In April, the Federal Communications Commission (FCC) filed a request for comments on a proposal that would effectively place a tax on broadband Internet service. This move has largely flown under the radar, but fortunately, people have begun to take notice. Obviously, a tax on broadband Internet service would have a large impact across the country, including affecting basically every person reading this article.
Under the Telecommunications Act of 1996, the FCC can require “every telecommunications carrier that provides interstate telecommunications services” to contribute to the Universal Service Fund (USF), as well as “any provider of interstate telecommunications… if the public interest so requires.” This provision is applied to telephone service providers. The USF has been used historically to promote the extension of telephone service to rural areas, by requiring larger contributions from urban providers, and paying out to rural providers.
This, historically, has not applied to Internet providers, although Internet phone and voice communications services have been included within the Act. Broadband providers could arguably qualify as “telecommunications providers” under the definitions in the Act, and could be required to pay into the USF if “public interest so requires.” This payment would then be passed along to the consumers, effectively, though not technically, taxing them for broadband service.
The FCC would use these funds to extend broadband coverage to a larger number of areas, almost certainly in the same manner they use the USF to extend phone service to rural areas. This would mean higher broadband prices for people living in urban areas.
This would appear to be arguably within the FCC’s authority, but a few recent developments make it a bit more complicated. In the recent ObamaCare opinion, the Supreme Court has now established a “if it looks like a duck, and quacks like a duck, it must be a duck” approach to determining whether fees are actually taxes; this may be the new norm.
If this is the case, the FCC runs into two main problems. First, they have not been granted the power to tax. Second, the Internet Tax Freedom Act Amendments of 2007 have extended the moratorium on Internet taxes until November, 2014. This applies to both state and federal governments, and shows that not only can the government not tax the way the FCC intends here, but shows a desire by Congress not to do exactly what the FCC proposes. The FCC exceeds its authority if it acts contrary to the will of Congress, in this case evidenced by Congress passing provisions to ensure that Internet providers are not taxed.
With so many different angles, this could be decided either way.
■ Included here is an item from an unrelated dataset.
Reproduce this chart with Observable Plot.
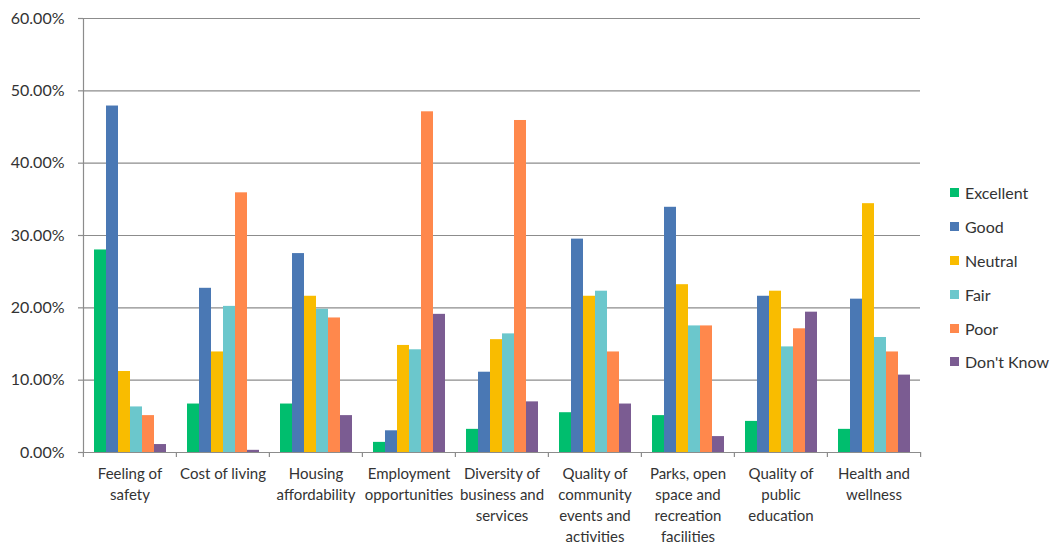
<!DOCTYPE html>
<html>
<head>
<meta charset="utf-8">
<script src="https://cdn.jsdelivr.net/npm/d3@7"></script>
<script src="https://cdn.jsdelivr.net/npm/@observablehq/plot@0.6"></script>
<style>
  html, body { margin: 0; padding: 0; background: #fff; }
  #wrap { position: relative; width: 1057px; height: 545px; font-family: Lato, "Open Sans", sans-serif; }
  #legend { position: absolute; left: 950px; top: 176px; font-size: 16px; color: #333; }
  #legend .row { display: flex; align-items: center; height: 33.8px; }
  #legend .sw { width: 9px; height: 9px; margin-right: 6px; }
</style>
</head>
<body>
<div id="wrap"><div id="chart"></div><div id="legend"></div></div>
<script>
const categories = ["Feeling of safety", "Cost of living", "Housing affordability", "Employment opportunities",
  "Diversity of business and services", "Quality of community events and activities",
  "Parks, open space and recreation facilities", "Quality of public education", "Health and wellness"];
const categoryLabels = ["Feeling of\nsafety", "Cost of living", "Housing\naffordability", "Employment\nopportunities",
  "Diversity of\nbusiness and\nservices", "Quality of\ncommunity\nevents and\nactivities",
  "Parks, open\nspace and\nrecreation\nfacilities", "Quality of\npublic\neducation", "Health and\nwellness"];
const series = ["Excellent", "Good", "Neutral", "Fair", "Poor", "Don't Know"];
const excellent = [28.0, 6.7, 6.7, 1.4, 3.2, 5.5, 5.1, 4.3, 3.2];
const good      = [47.9, 22.7, 27.5, 3.0, 11.1, 29.5, 33.9, 21.6, 21.2];
const neutral   = [11.2, 13.9, 21.6, 14.8, 15.6, 21.6, 23.2, 22.3, 34.4];
const fair      = [6.3, 20.2, 19.8, 14.2, 16.4, 22.3, 17.5, 14.6, 15.9];
const poor      = [5.1, 35.9, 18.6, 47.1, 45.9, 13.9, 17.5, 17.1, 13.9];
const dontKnow  = [1.1, 0.3, 5.1, 19.1, 7.0, 6.7, 2.2, 19.4, 10.7];
const yTicks = [0, 0.1, 0.2, 0.3, 0.4, 0.5, 0.6];
const colors = ["#00BE6E", "#4A78B4", "#F9BC00", "#6BC7CC", "#FF884C", "#7B5C92"];

const seriesValues = [excellent, good, neutral, fair, poor, dontKnow];
const data = [];
categories.forEach((c, i) => series.forEach((s, j) => data.push({category: c, series: s, value: seriesValues[j][i] / 100})));
const labelOf = new Map(categories.map((c, i) => [c, categoryLabels[i]]));

const W = 1057, H = 545, ML = 82, MR = 136, MT = 18, MB = 93;
const step = (W - ML - MR) / categories.length;
const gray = "#8c8c8c";

const chart = Plot.plot({
  width: W, height: H,
  marginLeft: ML, marginRight: MR, marginTop: MT, marginBottom: MB,
  style: {fontFamily: "Lato, 'Open Sans', sans-serif", color: "#333", background: "#fff", overflow: "visible"},
  fx: {domain: categories, padding: 0, axis: null},
  x: {domain: series, paddingInner: 0, paddingOuter: 0.77, axis: null},
  y: {domain: [0, 0.6], axis: null},
  color: {domain: series, range: colors},
  marks: [
    Plot.gridY(yTicks, {stroke: gray, strokeOpacity: 1, strokeWidth: 1.2}),
    Plot.axisY(yTicks, {label: null, tickFormat: d3.format(".2%"), tickSize: 5, tickPadding: 14, stroke: gray, strokeWidth: 1.2, fontSize: 16, fill: "#333"}),
    Plot.barY(data, {fx: "category", x: "series", y: "value", fill: "series"}),
    Plot.ruleY([0], {stroke: gray, strokeWidth: 1.2}),
    Plot.frame({anchor: "left", facetAnchor: "left", stroke: gray, strokeWidth: 1.2}),
    Plot.axisFx({anchor: "bottom", label: null, tickSize: 5, tickFormat: () => "", dx: -step / 2, stroke: gray, strokeWidth: 1.2}),
    Plot.axisFx({anchor: "bottom", label: null, ticks: [categories[categories.length - 1]], tickSize: 5, tickFormat: () => "", dx: step / 2, stroke: gray, strokeWidth: 1.2}),
    Plot.axisFx({anchor: "bottom", label: null, tickSize: 0, tickPadding: 12, tickFormat: d => labelOf.get(d), lineHeight: 1.39, fontSize: 15, fill: "#333"})
  ]
});
document.getElementById("chart").appendChild(chart);

const legend = document.getElementById("legend");
series.forEach((s, i) => {
  const row = document.createElement("div");
  row.className = "row";
  row.innerHTML = `<span class="sw" style="background:${colors[i]}"></span><span>${s}</span>`;
  legend.appendChild(row);
});
</script>
</body>
</html>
The Telecommunications Act has not applied to broadband in the past, but broadband could fit in its definitions. The FCC cannot tax, but can require contributions to a fund. These contributions, if seen as a tax, would be invalid under the ITFA, but if seen as non-tax contributions, could be allowed. The FCC’s actions go against the intent of Congress, but do not violate the letter of the Telecommunications Act.
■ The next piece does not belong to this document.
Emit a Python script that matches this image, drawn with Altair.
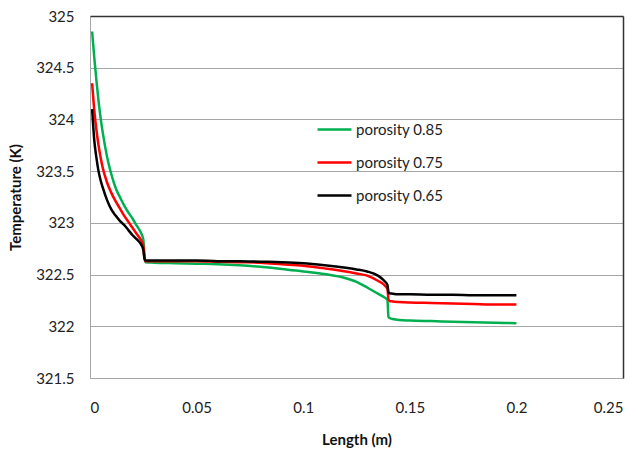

There are a lot of policy and legal interactions here, but the FCC has the backing of some pretty heavy-hitters arguing for public policy, most notably, Google. Obviously, it would benefit Google if more people had Internet, and Google would not be the one paying into the UFC, so perhaps this is not too surprising. Whether the FCC is allowed to take this action remains to be seen, but it is alarming that the FCC intends to take action that is so clearly opposed to the aims of Congress by taxing broadband providers.